Dakota individuals who cut their hair and adopted European American agricultural methods received supplies, tools and housing at the expense of the U.S. government.
—Incorrect – They received extra food, supplies, tools, housing, livestock, etc.

By the summer of 1862 the situation for many Dakota families was desperate; annuity payments were late…some traders and officials at the Indian Agencies refused to extend credit for food and supplies until the Dakota had cash to pay their debts; and crop failures and poor hunting had left many Dakota families hungry.
—Incorrect – Thomas Galbraith, the Indian Agent, had the sole authority to issue government food. He issued food to the Sisseton and Wahpeton and then refused to issue food to the Mdewakanton and Wahpekute. The government did not issue credits.
—Incorrect and Disrespectful – Many of the fur traders stopped giving credit when they learned that a Lower Sioux Soldiers’ Lodge planned to refuse to pay their debts when the annuity money came. It was not the responsibility of the traders to feed the Indians. We do not know how much food they had.
—Incorrect – Many crops had failed in 1861. There would be a bumper crop in 1862.

Over the next several weeks, groups of Dakota soldiers attacked European American communities throughout the Minnesota River Valley…
—Incorrect – They also attacked others outside of the Minnesota River Valley.

The war lasted nearly six weeks, during which more than 600 civilians and U.S. soldiers, as well as an unknown number of Dakota, lost their lives.
—More than 650 civilians and soldiers were killed. About 145 Dakota were killed.

The war fractured Minnesota’s Dakota community. It was fought primarily by a relatively small group of Dakota and there was not universal support for the war within the Dakota community at large.
—The decision for war was made by 100-150 Lower Dakota men. Others joined them and others were forced, by threat of death, to join them. The majority did not go to war.

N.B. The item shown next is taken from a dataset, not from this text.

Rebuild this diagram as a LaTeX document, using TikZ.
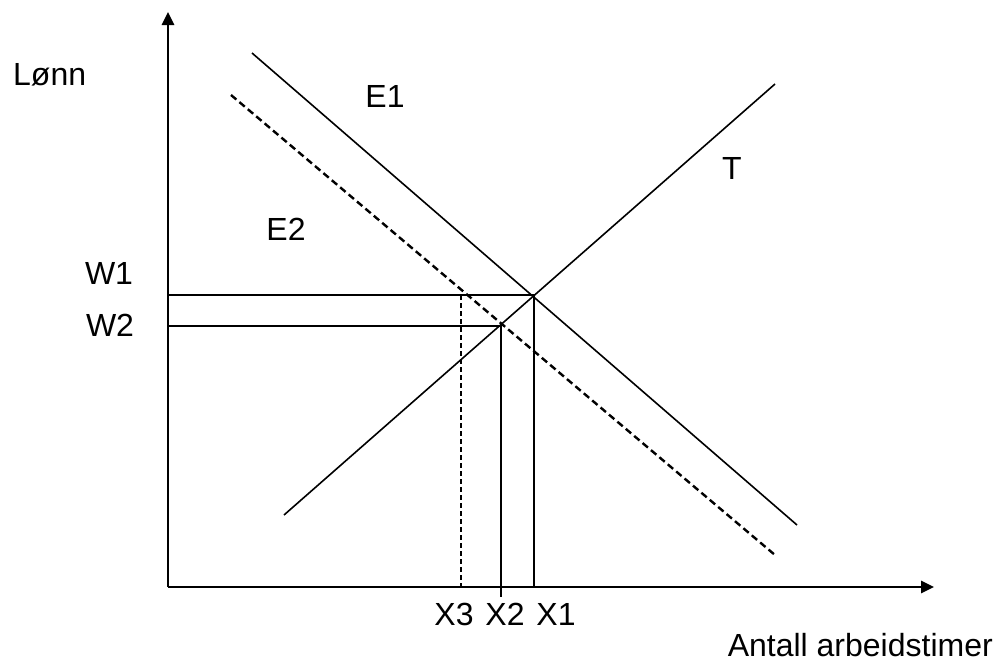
\documentclass[tikz,border=0pt]{standalone}
\usepackage{fontspec}
\setmainfont{Liberation Sans}
\usetikzlibrary{arrows.meta}
\begin{document}
\begin{tikzpicture}[x=1pt,y=-1pt,
  axis/.style={line width=2.8pt,-{Triangle[length=13pt,width=12pt]}},
  curve/.style={line width=1.6pt},
  dcurve/.style={line width=2.4pt,dash pattern=on 7pt off 4pt},
  guide/.style={line width=1.5pt},
  dguide/.style={line width=2.2pt,dash pattern=on 5pt off 3pt},
  lbl/.style={font=\fontsize{32}{38}\selectfont,inner sep=0pt,anchor=base}]
\useasboundingbox (0,0) rectangle (999,662);
% axes
\coordinate (O) at (168,587);
\coordinate (Ytop) at (168,12);
\coordinate (Xend) at (934,587);
\draw[axis] (O) -- (Ytop);
\draw[axis] (O) -- (Xend);
% curves
\coordinate (E1a) at (252,53);
\coordinate (E1b) at (797,525);
\coordinate (E2a) at (231,95);
\coordinate (E2b) at (775,555);
\coordinate (Ta) at (284,515);
\coordinate (Tb) at (775,84);
\draw[curve] (E1a) -- (E1b);
\draw[dcurve] (E2a) -- (E2b);
\draw[curve] (Ta) -- (Tb);
% equilibrium points
\coordinate (P1) at (534,295);
\coordinate (P2) at (501,326);
\coordinate (P3) at (461,295);
\coordinate (W1y) at (168,295);
\coordinate (W2y) at (168,326);
\coordinate (X1x) at (534,587);
\coordinate (X2x) at (501,597);
\coordinate (X3x) at (461,587);
\draw[guide] (W1y) -- (P1) -- (X1x);
\draw[guide] (W2y) -- (P2) -- (X2x);
\draw[dguide] (P3) -- (X3x);
% labels
\node[lbl,anchor=base west] (lonn) at (13,85) {Lønn};
\node[lbl] (e1) at (385,107) {E1};
\node[lbl] (t) at (732,179) {T};
\node[lbl] (e2) at (286,240) {E2};
\node[lbl] (w1) at (109,284) {W1};
\node[lbl] (w2) at (110,336) {W2};
\node[lbl] (x3) at (454,625) {X3};
\node[lbl] (x2) at (505,625) {X2};
\node[lbl] (x1) at (556,625) {X1};
\node[lbl,anchor=base east] (ant) at (993,656) {Antall arbeidstimer};
\end{tikzpicture}
\end{document}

The remaining 38 men were hanged simultaneously in Mankato on Dec. 26 in the largest mass execution in U.S. history.
—Incorrect – There was at least one white and several mixed-bloods included in this group.

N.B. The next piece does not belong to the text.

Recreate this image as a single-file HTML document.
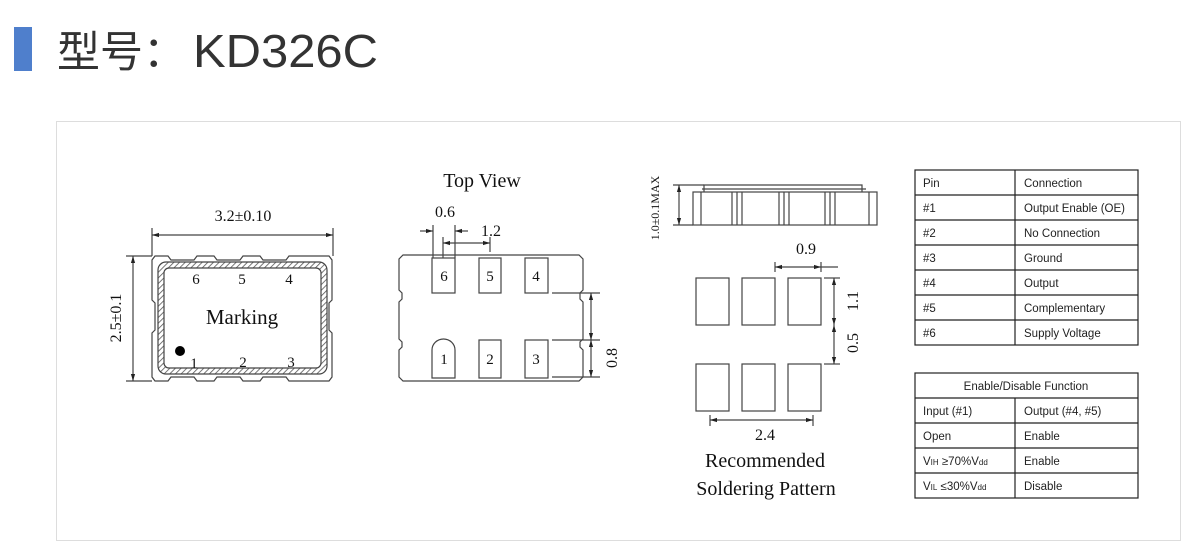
<!DOCTYPE html>
<html><head><meta charset="utf-8"><style>
html,body{margin:0;padding:0;background:#fff;width:1200px;height:557px;overflow:hidden}
svg{display:block}
.t{font-family:"Liberation Serif",serif;fill:#111}
.s{font-family:"Liberation Sans",sans-serif;fill:#222;font-size:11.5px}
</style></head><body>
<svg width="1200" height="557" viewBox="0 0 1200 557" xmlns="http://www.w3.org/2000/svg">
<defs>
<pattern id="h" width="4" height="4" patternUnits="userSpaceOnUse" patternTransform="rotate(45)">
<rect width="4" height="4" fill="#fff"/><line x1="0" y1="0" x2="0" y2="4" stroke="#555" stroke-width="1.6"/></pattern>
<marker id="a" viewBox="0 0 10 10" refX="10" refY="5" markerWidth="6" markerHeight="6" orient="auto-start-reverse"><path d="M0,2 L10,5 L0,8z" fill="#222"/></marker>
</defs>
<rect x="14" y="27" width="18" height="44" fill="#4f7fcc"/>
<text x="57" y="67" font-family="'Liberation Sans','Noto Sans CJK SC',sans-serif" font-size="43" fill="#333">型号：</text>
<text x="193" y="67" font-family="'Liberation Sans',sans-serif" font-size="46" fill="#333" textLength="185" lengthAdjust="spacingAndGlyphs">KD326C</text>
<rect x="56.5" y="121.5" width="1124" height="419" fill="#fff" stroke="#ddd"/>

<g stroke="#444" fill="none" stroke-width="1.2">
<path d="M155,256 H168 L171,260 H194 L197,256 H214 L217,260 H240 L243,256 H260 L263,260 H286 L289,256 H329 L332,260 V300 L329,303 V330 L332,333 V377 L329,381 H289 L286,377 H263 L260,381 H243 L240,377 H217 L214,381 H197 L194,377 H171 L168,381 H155 L152,377 V333 L155,330 V303 L152,300 V260Z"/>
<rect x="158" y="262" width="169" height="112" rx="8" fill="url(#h)"/>
<rect x="164" y="268" width="157" height="100" rx="5" fill="#fff"/>
<line x1="152" y1="228" x2="152" y2="256"/><line x1="333" y1="228" x2="333" y2="256"/>
<line x1="152" y1="235" x2="333" y2="235" marker-start="url(#a)" marker-end="url(#a)"/>
<line x1="126" y1="256" x2="152" y2="256"/><line x1="126" y1="381" x2="152" y2="381"/>
<line x1="133" y1="256" x2="133" y2="381" marker-start="url(#a)" marker-end="url(#a)"/>
<path d="M403,255 H579 L583,259 V290 L580,293 V299 L583,302 V339 L580,342 V347 L583,350 V377 L579,381 H403 L399,377 V350 L402,347 V342 L399,339 V302 L402,299 V293 L399,290 V259Z"/>
<rect x="432" y="258" width="23" height="35"/><rect x="479" y="258" width="22" height="35"/><rect x="525" y="258" width="23" height="35"/>
<path d="M432,378 V350 A11.5,11 0 0 1 455,350 V378Z"/>
<rect x="479" y="340" width="22" height="38"/><rect x="525" y="340" width="23" height="38"/>
<line x1="433" y1="225" x2="433" y2="258"/><line x1="455" y1="225" x2="455" y2="258"/>
<line x1="420" y1="231" x2="433" y2="231" marker-end="url(#a)"/><line x1="468" y1="231" x2="455" y2="231" marker-end="url(#a)"/>
<line x1="443" y1="237" x2="443" y2="258"/><line x1="490" y1="237" x2="490" y2="252"/>
<line x1="443" y1="243" x2="490" y2="243" marker-start="url(#a)" marker-end="url(#a)"/>
<line x1="552" y1="293" x2="600" y2="293"/><line x1="552" y1="340" x2="600" y2="340"/><line x1="552" y1="377" x2="600" y2="377"/>
<line x1="591" y1="293" x2="591" y2="340" marker-start="url(#a)" marker-end="url(#a)"/>
<line x1="591" y1="340" x2="591" y2="377" marker-start="url(#a)" marker-end="url(#a)"/>
<rect x="693" y="192" width="184" height="33"/>
<path d="M704,192 V185 H862 V192"/><line x1="702" y1="189" x2="866" y2="189"/>
<line x1="701" y1="192" x2="701" y2="225"/><line x1="869" y1="192" x2="869" y2="225"/>
<line x1="732" y1="192" x2="732" y2="225"/><line x1="737" y1="192" x2="737" y2="225"/><line x1="742" y1="192" x2="742" y2="225"/>
<line x1="779" y1="192" x2="779" y2="225"/><line x1="784" y1="192" x2="784" y2="225"/><line x1="789" y1="192" x2="789" y2="225"/>
<line x1="825" y1="192" x2="825" y2="225"/><line x1="830" y1="192" x2="830" y2="225"/><line x1="835" y1="192" x2="835" y2="225"/>
<line x1="673" y1="185" x2="704" y2="185"/><line x1="673" y1="225" x2="693" y2="225"/>
<line x1="679" y1="185" x2="679" y2="225" marker-start="url(#a)" marker-end="url(#a)"/>
<rect x="696" y="278" width="33" height="47"/><rect x="742" y="278" width="33" height="47"/><rect x="788" y="278" width="33" height="47"/>
<rect x="696" y="364" width="33" height="47"/><rect x="742" y="364" width="33" height="47"/><rect x="788" y="364" width="33" height="47"/>
<line x1="775" y1="262" x2="775" y2="272"/><line x1="821" y1="262" x2="821" y2="272"/>
<line x1="775" y1="267" x2="821" y2="267" marker-start="url(#a)" marker-end="url(#a)"/>
<line x1="821" y1="267" x2="838" y2="267"/>
<line x1="824" y1="278" x2="840" y2="278"/><line x1="824" y1="364" x2="840" y2="364"/>
<line x1="834" y1="278" x2="834" y2="325" marker-start="url(#a)" marker-end="url(#a)"/>
<line x1="834" y1="325" x2="834" y2="364" marker-start="url(#a)" marker-end="url(#a)"/>
<line x1="710" y1="415" x2="710" y2="426"/><line x1="813" y1="415" x2="813" y2="426"/>
<line x1="710" y1="420" x2="813" y2="420" marker-start="url(#a)" marker-end="url(#a)"/>
</g>
<circle cx="180" cy="351" r="5" fill="#000"/>
<g class="t" font-size="15" text-anchor="middle">
<text x="243" y="221" font-size="16">3.2±0.10</text>
<text transform="translate(121,318) rotate(-90)" font-size="16">2.5±0.1</text>
<text x="196" y="284">6</text><text x="242" y="284">5</text><text x="289" y="284">4</text>
<text x="194" y="368">1</text><text x="243" y="367">2</text><text x="291" y="367">3</text>
<text x="242" y="324" font-size="21">Marking</text>
<text x="482" y="187" font-size="20">Top View</text>
<text x="445" y="217" font-size="16">0.6</text><text x="491" y="236" font-size="16">1.2</text>
<text x="444" y="281">6</text><text x="490" y="281">5</text><text x="536" y="281">4</text>
<text x="444" y="364">1</text><text x="490" y="364">2</text><text x="536" y="364">3</text>
<text transform="translate(617,358) rotate(-90)" font-size="16">0.8</text>
<text transform="translate(659,208) rotate(-90)" font-size="12">1.0±0.1MAX</text>
<text x="806" y="254" font-size="16">0.9</text>
<text transform="translate(858,301) rotate(-90)" font-size="16">1.1</text>
<text transform="translate(858,343) rotate(-90)" font-size="16">0.5</text>
<text x="765" y="440" font-size="16">2.4</text>
<text x="765" y="467" font-size="20">Recommended</text>
<text x="766" y="495" font-size="20">Soldering Pattern</text>
</g>
<g stroke="#222" stroke-width="1.2" fill="none">
<rect x="915" y="170" width="223" height="175"/>
<line x1="1015" y1="170" x2="1015" y2="345"/>
<line x1="915" y1="195" x2="1138" y2="195"/><line x1="915" y1="220" x2="1138" y2="220"/><line x1="915" y1="245" x2="1138" y2="245"/>
<line x1="915" y1="270" x2="1138" y2="270"/><line x1="915" y1="295" x2="1138" y2="295"/><line x1="915" y1="320" x2="1138" y2="320"/>
<rect x="915" y="373" width="223" height="125"/>
<line x1="1015" y1="398" x2="1015" y2="498"/>
<line x1="915" y1="398" x2="1138" y2="398"/><line x1="915" y1="423" x2="1138" y2="423"/><line x1="915" y1="448" x2="1138" y2="448"/><line x1="915" y1="473" x2="1138" y2="473"/>
</g>
<g class="s">
<text x="923" y="187">Pin</text><text x="1024" y="187">Connection</text>
<text x="923" y="212">#1</text><text x="1024" y="212">Output Enable (OE)</text>
<text x="923" y="237">#2</text><text x="1024" y="237">No Connection</text>
<text x="923" y="262">#3</text><text x="1024" y="262">Ground</text>
<text x="923" y="287">#4</text><text x="1024" y="287">Output</text>
<text x="923" y="312">#5</text><text x="1024" y="312">Complementary</text>
<text x="923" y="337">#6</text><text x="1024" y="337">Supply Voltage</text>
<text x="1026" y="390" text-anchor="middle">Enable/Disable Function</text>
<text x="923" y="415">Input (#1)</text><text x="1024" y="415">Output (#4, #5)</text>
<text x="923" y="440">Open</text><text x="1024" y="440">Enable</text>
<text x="923" y="465">V<tspan font-size="8">IH</tspan> ≥70%V<tspan font-size="8">dd</tspan></text><text x="1024" y="465">Enable</text>
<text x="923" y="490">V<tspan font-size="8">IL</tspan> ≤30%V<tspan font-size="8">dd</tspan></text><text x="1024" y="490">Disable</text>
</g>
</svg>
</body></html>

The rest of the approximately 1,600 Dakota and “mixed-bloods”…were removed to Fort Snelling where they spent the winter of 1862-63 in a civilian internment camp, sometimes referred to as a concentration camp…
—Incorrect – Some call this a concentration camp to evoke images of the Nazi concentration camps. Show proof that Fort Snelling was a concentration camp.

According to reports in local newspapers and Dakota oral histories some of the prisoners endured assaults and violence at the hands of soldiers and local civilians.
—Incorrect – Show proof that soldiers and civilians assaulted them.
—Unbalanced – Then discuss how the prisoners of the Dakota were treated.

Many detainees sold personal possessions in order to purchase food to supplement the military-issue rations they were given. Some of the “mixed-blood” families owned land vouchers (called scrip) that had been granted them in treaties with the U.S. government.
—This information on scrip probably comes from Millikan, “The Great Treasure of the Fort Snelling Prison Camp”, Minnesota History Magazine, Spring 2010. See my review of this essay published previously on this blog.

A definitive number is unknown, but it is estimated that somewhere between 130 and 300 people died within the camp, mostly due to disease (a measles outbreak swept the region that winter).
—Incorrect – According to U.S. Army records, 102 died.

During the summer of 1863, newly-promoted Brig. Gen. Sibley, along with Brig. Gen. Alfred Sully, mounted a joint military operation, called the “Punitive Expedition,” against those Dakota who had left Minnesota and headed west.
—Incorrect – They were seeking the hostile Dakota.

Intermittent fighting continued between the U.S. military and the Dakota nation in the western territories throughout the late 1800s, culminating at Wounded Knee on Dec. 29, 1890.
—Incorrect – Other Indian nations were also involved.